Ein Kampfredner, der als Sprecher der Kölner Bildungsgewerkschaft auftritt, versichert vollständige Solidarität mit dem „palästinensischen Volk“

Auf dem Kölner Neumarkt hatten sich am 8.2. ca. 150 Palästinenser und deren linksradikales Umfeld zu einer Kundgebung vorgeblich für die Freilassung eines palästinensischen Chefarztes eingefunden. Die Stimmung war, wie bereits bei den zahllosen vorhergehenden „pro palästinensischen“ Kundgebungen seit dem Hamas-Pogrom vom 7.10.2023, routiniert drohend, was die antizionistischen Kampfparolen betrifft. Ihnen gegenüber standen ca. 100 Menschen aus dem „pro israelischen“ Spektrum, darunter viele mit Israelfahnen. Auch die streitschlichtende Polizei war stark vertreten und handelte angemessen. Zu konkreten Zwischenfällen kam es, bis auf die obligatorischen Beschimpfungen der israelsolidarischen Menschen, nicht.

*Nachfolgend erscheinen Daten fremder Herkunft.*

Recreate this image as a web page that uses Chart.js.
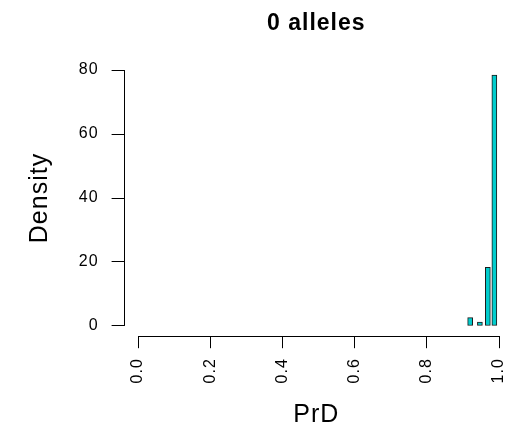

Es war eine der wohl über 100 vorgeblich „pro palästinensischen“ Kundgebungen, die seit dem Pogrom der Hamas vom 7.10.2023 auch in Köln die Straße zu dominieren versuchen. Sie sind offenkundig stolz auf das Pogrom der ihnen nahestehenden völkischen Terrororganisation Hamas und inszenieren sich als Opfer. In diesem Opfergestus ähneln sie, psychologisch betrachtet übrigens dem Wutbürger- und AfD-Milieu. Nichts Neues unter der Sonne…

Aufgerufen zu dieser Kundgebung vom 8.2. hatten mehrere einschlägige Gruppen, die, wie CityofHopeCologne schreibt, dem Spektrum der militanten Israelfeinde nahestünden wie etwa die sog. „Palästinasolidarität Köln“: Auch die anderen aufrufenden Gruppen wie Mera25 und die „Palästinensische Gemeinde Köln“, so CityOfHope in ihren Stellungnahmen, würden Positionen vertreten, „die den Terror der Hamas als „Widerstand“ bezeichnen und die Vernichtung Israels fordern“. Auch in diesem Aufruf wird Israel eines „Genozids“ beschuldigt. 

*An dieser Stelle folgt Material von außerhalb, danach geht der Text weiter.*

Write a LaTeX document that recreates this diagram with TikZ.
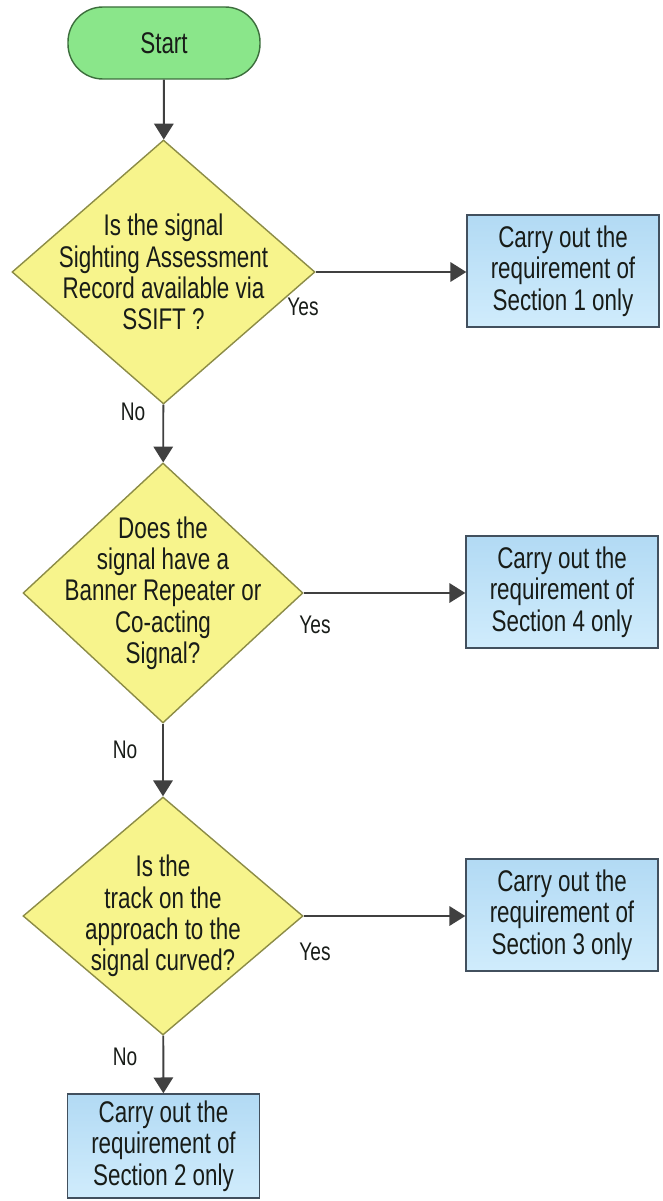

Der Kölner Bethlehemverein als Demoaufrufer

Mitunterzeichner dieses Demonstrationsaufrufes ist jedoch auch, und dies sollte eigentlich verwundern, ausgerechnet der umstrittene städtische Bethlehem Verein. Dieser existiert seit 1996 und soll eigentlich auf kommunaler Ebene einen „Beitrag zur Stabilisierung und Förderung des Friedensprozesses in Nahost“ leisten, so die städtische Selbstdefinition. Dass vom städtischen Bethlehemverein seit dem Hamas-Pogrom fortdauernd antiisraelische Kundgebungen mit teils mehr als fragwürdigen Kooperationspartnern durchgeführt werden, mit Nähe zu hiesigen antisemitischen, vorgeblich palästinensischen „Kampfgruppen“, die den demokratischen Rechtsstaat Israel fortdauernd dämonisieren, das sollte man durchaus als höchst problematisch bezeichnen dürfen.

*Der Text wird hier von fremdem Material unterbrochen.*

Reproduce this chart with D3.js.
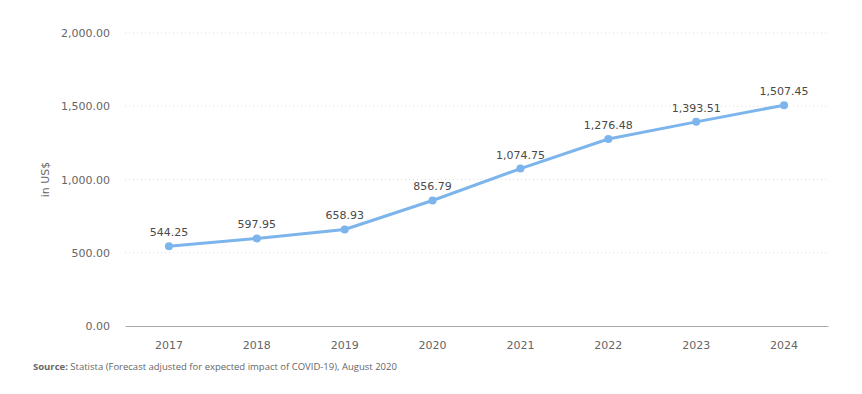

Die Kölner DIG unter ihrem rührigen, besonnenen Vorsitzenden Dr. Hannes Platz hat ihre Kritik hieran mehrfach formuliert. In solchen vulgär „antizionistischen“, Israel fortgesetzt dämonisierenden Kundgebungen eine städtische „Förderung von Friedensprozessen“, so die städtische Selbstdefinition, sehen zu wollen, dazu gehört schon eine erhebliche Form von Realitätsverleugnung.

Dass auch bei dieser aktuellen Kundgebung vom 8.2. Personen aus dem Umfeld der verbotenen Terrororganisation Samidoun aufgetreten sind – in der gut organisierten Kölner „Paliszene“ kennt man sich durchaus bestens – müsste eigentlich Empörung auslösen. Szenekenner und Institutionen wie RIAS, wissen dies durchaus und verfügen über entsprechende Belege. Vergleichbares ideologisches Agieren lässt sich von dem stillen Städtepartnerschaftsverein Köln – Tel Aviv gewiss nicht sagen. Ein beunruhigendes Ungleichgewicht.

Um den Bethlehemverein gibt es, spätestens seitdem der bestens vernetzte Sozialdemokrat und Theologe mit schwerst „antizionistischem“ Drall Albrecht Schröter, unterstützt etwa durch den ehemaligen Gesamtschullehrer und ehemaliges Kölner Linken-Stadtratsmitglied Michael Kellner, die moderate bisherige Bethlehem-Vorsitzende Claudia Burger gestürzt hat, heftigen Streit. Die Zweifel an dem Modell der triangulären Städtepartnerschaften sind für Viele kaum noch auszuräumen (vgl. Magazin der DIG 02/2020).

International verankerte Kölner Persönlichkeiten wie der SPDler Hans-Jürgen Wischnewski (1922 – 2005) – „Ben Wisch“ – sowie der 1936 geborene Kölner Theologe und langjährige Vorsitzender des Rates der Evangelischen Kirche in Deutschland Manfred Kock waren ein Garant für die Sinnhaftigkeit von triangulären Städtepartnerschaften. Heute, das belegt auch diese „antizionistische“ Kampfdemo vom 8.2., sind Zweifel an diesem Konzept angebracht.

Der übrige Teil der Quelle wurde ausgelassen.